* Begin *
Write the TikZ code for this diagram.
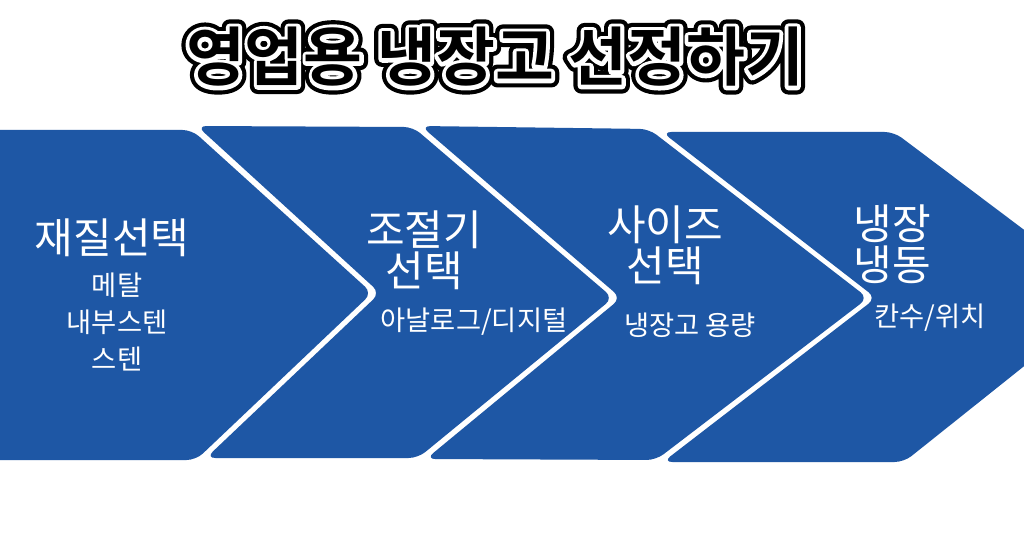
\documentclass[tikz,border=0pt]{standalone}
\usepackage{fontspec}
\newfontfamily\krfont{Noto Sans CJK KR}
\newfontfamily\ttlbase{Noto Sans CJK KR Bold}
\newfontfamily\ttlouter[FakeBold=25]{Noto Sans CJK KR Bold}
\newfontfamily\ttlinner[FakeBold=12]{Noto Sans CJK KR Bold}
\definecolor{chevblue}{RGB}{30,87,165}
\newcommand\ttltext{영업용 냉장고 선정하기}
\newcommand\roundjoin{\special{pdf:literal direct 1 j 1 J}}
\tikzset{
  chev/.style={fill=chevblue, draw=none, rounded corners=7},
  ttl/.style={inner sep=0pt},
  bigtxt/.style={inner sep=0pt, text=white, align=center, font=\krfont\fontsize{31.5}{30.75}\selectfont},
  smalltxt/.style={inner sep=0pt, text=white, align=center, font=\krfont\fontsize{20.5}{27.75}\selectfont}
}
\begin{document}
\begin{tikzpicture}[x=0.75pt, y=-0.75pt]
\useasboundingbox (0,0) rectangle (1024,538);
\fill[white] (0,0) rectangle (1024,538);
\begin{scope}
\clip (0,0) rectangle (1024,538);
% chevrons
\fill[chev] (-20,130) -- (192,130) -- (372,293) -- (196,460) -- (-20,460) -- cycle;
\fill[chev] (197,126) -- (413,127) -- (613,298) -- (418,458) -- (206,458) -- (380,293) -- cycle;
\fill[chev] (421,126) -- (649,129) -- (868,298) -- (656,460) -- (426,459) -- (621,298) -- cycle;
\fill[chev] (662,132) -- (894,132) -- (1112,296) -- (904,462) -- (663,462) -- (876,298) -- cycle;
\end{scope}
% title with double outline (stroked text layers)
\node[ttl,text=black,font=\ttlouter\fontsize{48}{56}\selectfont] (ttlout) at (495,57) {\roundjoin\ttltext};
\node[ttl,text=white,font=\ttlinner\fontsize{48}{56}\selectfont] (ttlin) at (495,57) {\roundjoin\ttltext};
\node[ttl,text=black,font=\ttlbase\fontsize{48}{56}\selectfont] (title) at (495,57) {\ttltext};
% chevron texts
\node[bigtxt] (t1) at (112,238) {재질선택};
\node[smalltxt] (s1) at (117,322) {메탈\\내부스텐\\스텐};
\node[bigtxt] (t2) at (424,250) {조절기\\선택};
\node[smalltxt] (s2) at (474,322) {아날로그/디지털};
\node[bigtxt] (t3) at (665,245) {사이즈\\선택};
\node[smalltxt] (s3) at (690,325) {냉장고 용량};
\node[bigtxt] (t4) at (892,244) {냉장\\냉동};
\node[smalltxt] (s4) at (930,318) {칸수/위치};
\end{tikzpicture}
\end{document}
* End *
(WHAT THE TASK REQUIRES) Copy all the lines of data exactly as they appear, dropping any images.

(SOLUTION FOR THIS EXERCISE)
Write the TikZ code for this diagram.
\documentclass[tikz,border=0pt]{standalone}
\usepackage{fontspec}
\newfontfamily\krfont{Noto Sans CJK KR}
\newfontfamily\ttlbase{Noto Sans CJK KR Bold}
\newfontfamily\ttlouter[FakeBold=25]{Noto Sans CJK KR Bold}
\newfontfamily\ttlinner[FakeBold=12]{Noto Sans CJK KR Bold}
\definecolor{chevblue}{RGB}{30,87,165}
\newcommand\ttltext{영업용 냉장고 선정하기}
\newcommand\roundjoin{\special{pdf:literal direct 1 j 1 J}}
\tikzset{
  chev/.style={fill=chevblue, draw=none, rounded corners=7},
  ttl/.style={inner sep=0pt},
  bigtxt/.style={inner sep=0pt, text=white, align=center, font=\krfont\fontsize{31.5}{30.75}\selectfont},
  smalltxt/.style={inner sep=0pt, text=white, align=center, font=\krfont\fontsize{20.5}{27.75}\selectfont}
}
\begin{document}
\begin{tikzpicture}[x=0.75pt, y=-0.75pt]
\useasboundingbox (0,0) rectangle (1024,538);
\fill[white] (0,0) rectangle (1024,538);
\begin{scope}
\clip (0,0) rectangle (1024,538);
% chevrons
\fill[chev] (-20,130) -- (192,130) -- (372,293) -- (196,460) -- (-20,460) -- cycle;
\fill[chev] (197,126) -- (413,127) -- (613,298) -- (418,458) -- (206,458) -- (380,293) -- cycle;
\fill[chev] (421,126) -- (649,129) -- (868,298) -- (656,460) -- (426,459) -- (621,298) -- cycle;
\fill[chev] (662,132) -- (894,132) -- (1112,296) -- (904,462) -- (663,462) -- (876,298) -- cycle;
\end{scope}
% title with double outline (stroked text layers)
\node[ttl,text=black,font=\ttlouter\fontsize{48}{56}\selectfont] (ttlout) at (495,57) {\roundjoin\ttltext};
\node[ttl,text=white,font=\ttlinner\fontsize{48}{56}\selectfont] (ttlin) at (495,57) {\roundjoin\ttltext};
\node[ttl,text=black,font=\ttlbase\fontsize{48}{56}\selectfont] (title) at (495,57) {\ttltext};
% chevron texts
\node[bigtxt] (t1) at (112,238) {재질선택};
\node[smalltxt] (s1) at (117,322) {메탈\\내부스텐\\스텐};
\node[bigtxt] (t2) at (424,250) {조절기\\선택};
\node[smalltxt] (s2) at (474,322) {아날로그/디지털};
\node[bigtxt] (t3) at (665,245) {사이즈\\선택};
\node[smalltxt] (s3) at (690,325) {냉장고 용량};
\node[bigtxt] (t4) at (892,244) {냉장\\냉동};
\node[smalltxt] (s4) at (930,318) {칸수/위치};
\end{tikzpicture}
\end{document}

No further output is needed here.